In most ways, these advances are incredible, and really do give people more choices around their decision to have, or not have, children. However, all of these services and products also work together to give the illusion of control over a process that cannot be controlled. The danger of this illusion, other than making us spend a ton of time, money and energy when perhaps we don’t have to or shouldn’t, is that it can make us feel personally responsible for a negative outcome. It can make us feel like if only we had bought the right supplement and used the right tracking device, then we would be pregnant. Or if we had tried earlier or harder or longer then we would have a child. It can, and does, make women feel badly about themselves and their bodies: like they are failing in something they “should” be able to do with little to no effort.
It seems like a trivial comparison to bring this back to sports, but I think there are lessons we have learned in the sports community about control that we haven’t quite yet acknowledged in the fertility space. When we have prepared everything perfectly but on race day fail spectacularly, we seem to have reached an understanding that sometimes there isn’t anything we could’ve done differently: it was just a bad day. We seem to acknowledge that the preparation and the outcome are related, but the first is never a promise of the second.
Realizing this helped me loosen my grip on the outcome of trying to conceive. It did not mean that I stopped being a pretty particular over-preparer, but I did include meditation alongside the period tracking, and got off social media. (If there is one action I wholeheartedly condone in the pregnancy process, it is this. Please do not play the comparison game on social media with this process. It just has so little benefit and so much potential harm.)
In the end, I did get pregnant. I’m sure there are plenty of people out there who might say, “See? You got pregnant when you stopped trying so hard!” No! This is the whole point! I didn’t get pregnant because I started, or stopped, doing anything. I set myself up for success and then got lucky. Also, I would be remiss to finish this piece without specifically mentioning the type of luck that comes with being in a heterosexual relationship. When I say, “set myself up for success” I mean having lots of sex. There are, of course, difficulties with this method. (See above about it not being that fun sometimes to turn your love life into work.) However, it is free and readily available and did I mention free? I have friends and family members who have gone through IUI and IVF and I can’t imagine the extra pressure that thousands of dollars per attempt puts on the outcome. On top of the money, there are hormone shots and so, so many appointments, and the chances of success are far lower than you’d think.

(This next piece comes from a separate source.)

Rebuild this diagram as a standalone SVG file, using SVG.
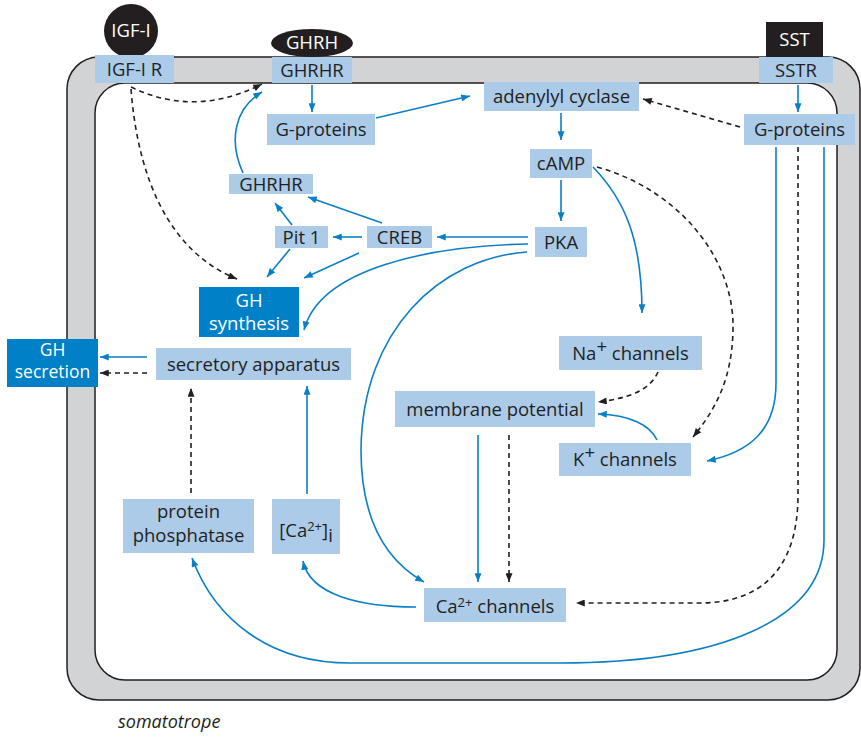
<svg xmlns="http://www.w3.org/2000/svg" width="861" height="737" viewBox="0 0 861 737">
<defs>
<marker id="ab" viewBox="0 0 10 8" refX="10" refY="4" markerWidth="10" markerHeight="7" markerUnits="userSpaceOnUse" orient="auto">
<path d="M0,0 L10,4 L0,8 z" fill="#0a7fc6"/>
</marker>
<marker id="ak" viewBox="0 0 10 8" refX="10" refY="4" markerWidth="10" markerHeight="7" markerUnits="userSpaceOnUse" orient="auto">
<path d="M0,0 L10,4 L0,8 z" fill="#231f20"/>
</marker>
<style>
.n{fill:#abcbe9}
.d{fill:#0080c6}
.k{fill:#231f20}
.t{font-family:"Open Sans","Liberation Sans",sans-serif;font-size:18.5px;fill:#231f20;text-anchor:middle}
.w{fill:#ffffff}
.b{fill:none;stroke:#0a7fc6;stroke-width:1.6;marker-end:url(#ab)}
.k2{fill:none;stroke:#231f20;stroke-width:1.6;stroke-dasharray:5 4;marker-end:url(#ak)}
.sup{font-size:13px}
.s2{font-size:17.5px}
</style>
</defs>
<g id="cell">
<rect x="67" y="57" width="793" height="643" rx="32" fill="#d1d3d4" stroke="#231f20" stroke-width="1.5"/>
<rect x="95" y="83" width="742" height="597" rx="30" fill="#ffffff" stroke="#231f20" stroke-width="1.5"/>
</g>
<g id="connectors">
<path class="b" d="M312,85 L312,112"/>
<path class="b" d="M376,118 L470,96"/>
<path class="k2" d="M131,87 Q195,118 262,84"/>
<path class="k2" d="M131,89 C138,180 170,252 237,279"/>
<path class="b" d="M243,173 C228,140 235,108 262,92"/>
<path class="b" d="M382,223 L308,197"/>
<path class="b" d="M292,225 L275,203"/>
<path class="b" d="M362,237 L333,237"/>
<path class="b" d="M528,237 L437,237"/>
<path class="b" d="M290,249 L267,277"/>
<path class="b" d="M359,253 L304,278"/>
<path class="b" d="M528,244 C430,246 320,268 304,330"/>
<path class="b" d="M527,252 C440,258 362,330 361,450 C361,520 385,560 424,582"/>
<path class="b" d="M561,180 L561,221"/>
<path class="b" d="M561,113 L561,140"/>
<path class="b" d="M593,167 C625,200 642,240 642,313"/>
<path class="k2" d="M597,167 C680,190 735,260 733,330 C732,380 715,410 693,437"/>
<path class="k2" d="M658,372 C650,390 630,398 598,402"/>
<path class="b" d="M657,440 C650,425 630,415 598,414"/>
<path class="b" d="M478,435 L478,582"/>
<path class="k2" d="M509,435 L509,582"/>
<path class="b" d="M776,147 L776,383 C776,430 750,452 707,461"/>
<path class="k2" d="M798,147 L798,495 C798,570 760,603 700,603 L576,603"/>
<path class="b" d="M824,147 L824,540 C824,620 720,663 560,663 L350,663 C270,663 215,620 192,558"/>
<path class="b" d="M416,607 C360,607 310,595 303,561"/>
<path class="b" d="M307,494 L307,386"/>
<path class="k2" d="M191,493 L191,388"/>
<path class="b" d="M147,357 L100,357"/>
<path class="k2" d="M147,373 L100,373"/>
<path class="k2" d="M740,127 L643,99"/>
<path class="b" d="M798,85 L798,112"/>
</g>
<g id="igf1">
<circle cx="131" cy="31" r="27" class="k"/>
<text class="t w" x="131" y="37">IGF-I</text>
</g>
<g id="ghrh">
<ellipse cx="312" cy="43" rx="41" ry="14" class="k"/>
<text class="t w" x="312" y="49">GHRH</text>
</g>
<g id="sst">
<rect x="766" y="22" width="57" height="35" class="k"/>
<text class="t w" x="794.5" y="46">SST</text>
</g>
<g id="igf1r">
<rect x="95" y="55" width="79" height="28" class="n"/>
<text class="t" x="134.5" y="76">IGF-I R</text>
</g>
<g id="ghrhr-top">
<rect x="272" y="57" width="80" height="26" class="n"/>
<text class="t" x="312" y="77">GHRHR</text>
</g>
<g id="sstr">
<rect x="759" y="57" width="74" height="26" class="n"/>
<text class="t" x="796" y="77">SSTR</text>
</g>
<g id="gproteins-left">
<rect x="267" y="114" width="108" height="31" class="n"/>
<text class="t" x="321" y="136">G-proteins</text>
</g>
<g id="adenylyl-cyclase">
<rect x="484" y="82" width="155" height="29" class="n"/>
<text class="t" x="561.5" y="103">adenylyl cyclase</text>
</g>
<g id="gproteins-right">
<rect x="744" y="114" width="111" height="31" class="n"/>
<text class="t" x="799.5" y="136">G-proteins</text>
</g>
<g id="camp">
<rect x="530" y="149" width="62" height="29" class="n"/>
<text class="t" x="561" y="170">cAMP</text>
</g>
<g id="ghrhr-mid">
<rect x="229" y="174" width="84" height="20" class="n"/>
<text class="t" x="271" y="191">GHRHR</text>
</g>
<g id="pit1">
<rect x="275" y="226" width="53" height="22" class="n"/>
<text class="t" x="301.5" y="244">Pit 1</text>
</g>
<g id="creb">
<rect x="367" y="226" width="65" height="22" class="n"/>
<text class="t" x="399.5" y="244">CREB</text>
</g>
<g id="pka">
<rect x="535" y="227" width="52" height="30" class="n"/>
<text class="t" x="561" y="249">PKA</text>
</g>
<g id="gh-synthesis">
<rect x="199" y="287" width="100" height="50" class="d"/>
<text class="t w" x="249" y="307">GH</text>
<text class="t w" x="249" y="330">synthesis</text>
</g>
<g id="gh-secretion">
<rect x="7" y="339" width="91" height="48" class="d"/>
<text class="t w s2" x="52.5" y="356">GH</text>
<text class="t w s2" x="52.5" y="378">secretion</text>
</g>
<g id="secretory-apparatus">
<rect x="156" y="348" width="195" height="32" class="n"/>
<text class="t" x="253.5" y="371">secretory apparatus</text>
</g>
<g id="na-channels">
<rect x="559" y="336" width="143" height="34" class="n"/>
<text class="t" x="630.5" y="360">Na<tspan dy="-7">+</tspan><tspan dy="7"> channels</tspan></text>
</g>
<g id="membrane-potential">
<rect x="395" y="391" width="200" height="36" class="n"/>
<text class="t" x="495" y="416">membrane potential</text>
</g>
<g id="k-channels">
<rect x="559" y="443" width="132" height="33" class="n"/>
<text class="t" x="625" y="466">K<tspan dy="-7">+</tspan><tspan dy="7"> channels</tspan></text>
</g>
<g id="protein-phosphatase">
<rect x="123" y="499" width="131" height="54" class="n"/>
<text class="t" x="188.5" y="518">protein</text>
<text class="t" x="188.5" y="542">phosphatase</text>
</g>
<g id="ca-i">
<rect x="272" y="499" width="68" height="55" class="n"/>
<text class="t" x="306" y="537">[Ca<tspan class="sup" dy="-6">2+</tspan><tspan dy="6">]</tspan><tspan dy="5">i</tspan></text>
</g>
<g id="ca-channels">
<rect x="424" y="588" width="142" height="34" class="n"/>
<text class="t" x="495" y="613">Ca<tspan class="sup" dy="-6">2+</tspan><tspan dy="6"> channels</tspan></text>
</g>
<text x="118" y="728" style="font-family:'Open Sans','Liberation Sans',sans-serif;font-size:18px;font-style:italic;fill:#231f20">somatotrope</text>
</svg>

So. All this to say: yes x1000 to giving people more options, choices and information around fertility. Yes x1,000,000 to helping female athletes take control of their parenthood journeys. But to anyone going through this process, be kind to yourself. Do not believe all the sleek marketing that tells you you can control this outcome: you can’t. Just like with sports, try to set goals for yourself that don’t have anything to do with your result. And also like with sports, there’s a true community of women out here for you: you never have to do any of this alone.
This blog is part of An Athlete’s Pregnancy, a personal multi-part series chronicling one athlete’s experience navigating pregnancy after an elite sports career.